Andrew Stokes, MA (Cantab.), Dip. TEFLA, graduated in Modern and Medieval Languages from Cambridge University. He has taught English for the Ministry of Education in Spain, Universiti Sains Malaysia, and the British Council. Andrew has spoken at conferences worldwide, and written numerous articles for the educational press. He is a co-founder and Managing Director of ClarityEnglish, winner of the English Speaking Union President’s Award for Innovation in Technology, the HKICT Award (Best Product) and 2017 Finalist of the British Council ELTons Digital Innovation Award.
Maximising the potential of technology in language testing
There is increasing demand from institutions to deliver placement tests using student’s own smartphones, tablets and laptops. The key advantages to the institution are cost and time. There is no equipment cost, the tests are machine marked and results are immediately available. A fully digital test also saves teachers from the onerous task of marking large numbers of test papers. Designing such a test throws up a number of questions. Here are just five:
1. Is it possible to identify a student’s level of English using a purely digital test, with no human intervention, in 30 minutes?

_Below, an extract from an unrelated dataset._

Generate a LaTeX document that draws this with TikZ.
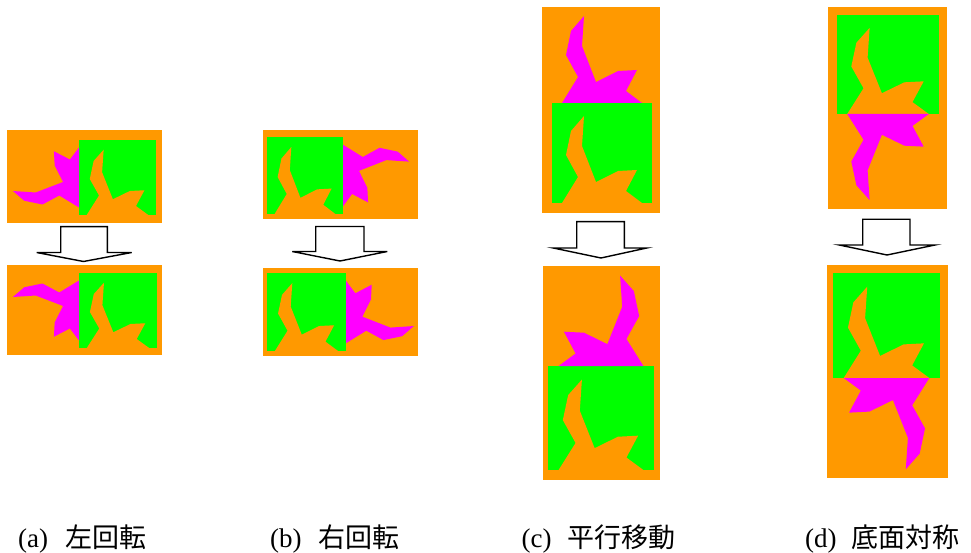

2. Can a digital test be made to work in an environment with poor, or intermittent Internet? Do institutions prefer to use mobiles or computers?
3. Will a test delivered digitally give the same results as one delivered on paper?
4. What kind of question types are most appropriate? What kind of tasks work on a mobile, but not on paper?
5. How can we use technology to make students engage more with a test — or even enjoy it?
For the last three years, the presenter has been working with TELC, a quasi-governmental language testing agency in Germany, to answer these questions, and to create a fully online test. The outcome, the Dynamic Placement Test, was published in January 2017 and is being rolled out in different countries and different educational contexts across the world. We will look at different scenarios in which the test has been used: National Taiwan University, the British Council HOPES project in the Middle East, and a language school in the UK.
In the second part of the session, participants will be able to try the test themselves.